SynCity: Catalogue DVD
SynCity- remixing three generations of sample culture, was the first of a series of planned annual exhibitions and publications, which bring back into the public domain a selection of works drawn from our collection, consciously linking three successive generations of screen artists who have moved through our organisation since the early 1980’s. SynCity is about a history of sampling and remix culture since the early 1980’s and also of our organisation d/lux/Media/Arts both now and in its previous incarnations of Sydney Intermedia Network [S.I.N.] and the Sydney Super 8 Film Group.

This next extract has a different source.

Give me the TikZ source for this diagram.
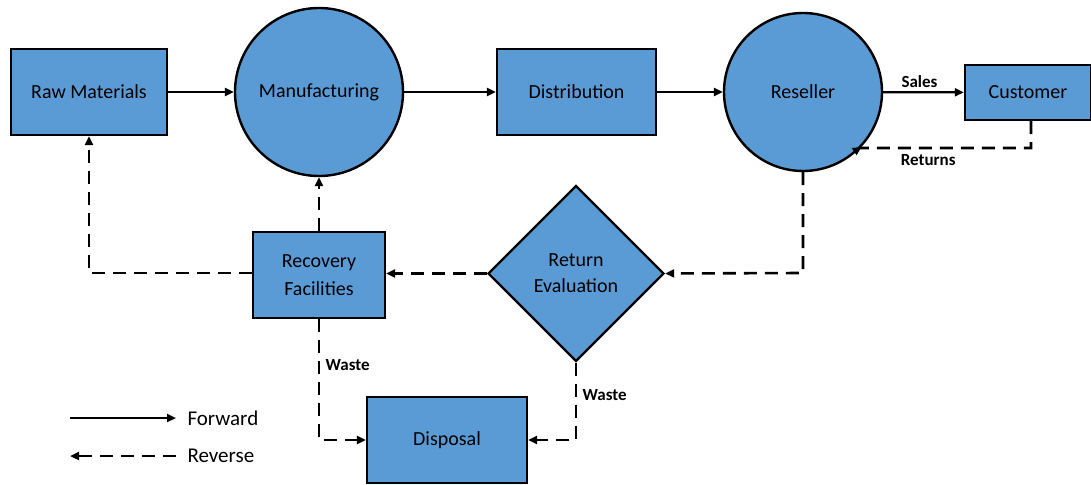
\documentclass[tikz,border=0pt]{standalone}
\usepackage{fontspec}
\setmainfont{Carlito}
\usetikzlibrary{shapes.geometric,arrows.meta}
\definecolor{boxblue}{HTML}{5B9BD5}
\tikzset{
  blk/.style={draw=black, line width=2.4pt, fill=boxblue, font=\fontsize{20}{22}\selectfont, align=center},
  rbox/.style={blk, rectangle, minimum width=#1, minimum height=86pt, inner sep=0pt},
  cnode/.style={blk, circle, minimum size=#1, inner sep=0pt},
  dnode/.style={blk, diamond, minimum width=176pt, minimum height=176pt, inner sep=0pt},
  fwd/.style={line width=2.2pt, -{Triangle[length=9pt,width=8pt]}},
  rev/.style={line width=2.6pt, dash pattern=on 13pt off 8pt, -{Triangle[length=9pt,width=8pt]}},
  lbl/.style={font=\fontsize{17}{19}\selectfont\bfseries},
  leg/.style={font=\fontsize{21}{23}\selectfont, anchor=west}
}
\begin{document}
\begin{tikzpicture}[x=1pt,y=-1pt]
\useasboundingbox (0,0) rectangle (1091,484);
\node[rbox=156pt] (raw) at (89,92) {Raw Materials};
\node[cnode=168pt] (man) at (319,92) {Manufacturing};
\node[rbox=159pt] (dis) at (576.5,92) {Distribution};
\node[cnode=158pt] (res) at (803,92) {Reseller};
\node[blk, rectangle, minimum width=126pt, minimum height=55pt, inner sep=0pt] (cus) at (1028,92.5) {Customer};
\node[rbox=132pt] (rec) at (319,275) {Recovery\\[6pt]Facilities};
\node[dnode] (eva) at (576,273.5) {Return\\[4pt]Evaluation};
\node[rbox=160pt] (dsp) at (447,440) {Disposal};

\coordinate (c1) at (1031,148);
\coordinate (c2) at (803,273);
\coordinate (c3) at (89,273);
\coordinate (c4) at (319,440);
\coordinate (c5) at (576,440);
\coordinate (l1) at (70,418);
\coordinate (l2) at (176,418);
\coordinate (l3) at (70,456);
\coordinate (l4) at (176,456);

\draw[fwd] (raw) -- (man);
\draw[fwd] (man) -- (dis);
\draw[fwd] (dis) -- (res);
\draw[fwd] (res) -- node[lbl, above, pos=0.45] {Sales} (cus);
\draw[rev] (cus.south -| c1) -- (c1) -- node[lbl, below=2pt, pos=0.6] {Returns} (res.south east |- c1) -- (res.-43);
\draw[rev] (res.south) -- (c2) -- (eva.east);
\draw[rev] (eva.west) -- (rec.east |- eva.west);
\draw[rev] (rec.west |- c3) -- (c3) -- (raw.south);
\draw[rev] (rec.north) -- (man.south);
\draw[rev] (rec.south) -- node[lbl, right=2pt, pos=0.38] {Waste} (c4) -- (dsp.west);
\draw[rev] (eva.south) -- node[lbl, right=2pt, pos=0.42] {Waste} (c5) -- (dsp.east);

\draw[fwd] (l1) -- (l2);
\node[leg] (lf) at (184,418) {Forward};
\draw[rev] (l4) -- (l3);
\node[leg] (lr) at (184,456) {Reverse};
\end{tikzpicture}
\end{document}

Over the past three years the development and documentation of our collection and archive as we approached our 25th anniversary has presented us with significant challenges and opportunities alike. We have been acutely aware of the fact that there is little in the way of publicly available documentation and writing about the evolution of Australian experimental screen and media arts culture dating back to the 1980’s when in Australia, there was a flourishing alternative arts and screen culture scene developing and consolidating driven largely by independent artists and filmmakers. Thus the importance of conserving, researching, documenting and presenting the work of the hundreds of screen and media artists that we have presented over the past 25 years is vital.
Throughout this process, the theme of evolution in form, aesthetics and technology has been a central consideration, and we have reached a point where we can curate new projects focused on a conceptual framework or set of ideas, which allow us to track specific trajectories of imagination and critical inquiry spanning three generations. In SynCity, and in future exhibitions, the evolution of ideas, aesthetics, modes of production or presentation that have significantly influenced and informed the current zeitgeist will be articulated, such as the transitions from analogue to digital aesthetics, representations of the body, softwares, hardware, transgressive politics, abstraction or de-construction to name but a few that we will explore in depth in the coming years.
In the case of SynCity, appropriation, sampling, re-mixing, cut ups, vidding [whatever the current determination of that idea is?] are to the fore, wickedly critiquing the language and form of popular screen culture in an exhibition, which includes over 40 screen artists and some 50 works dating back to 1982, such is the depth of our history. The four catalogue essays and the introduction by curator Mark Titmarsh, the DVD and exhibition website provide a necessary historical and conceptual framework for viewing SynCity and are an important first step toward documenting the evolution of both an idea and an organisation.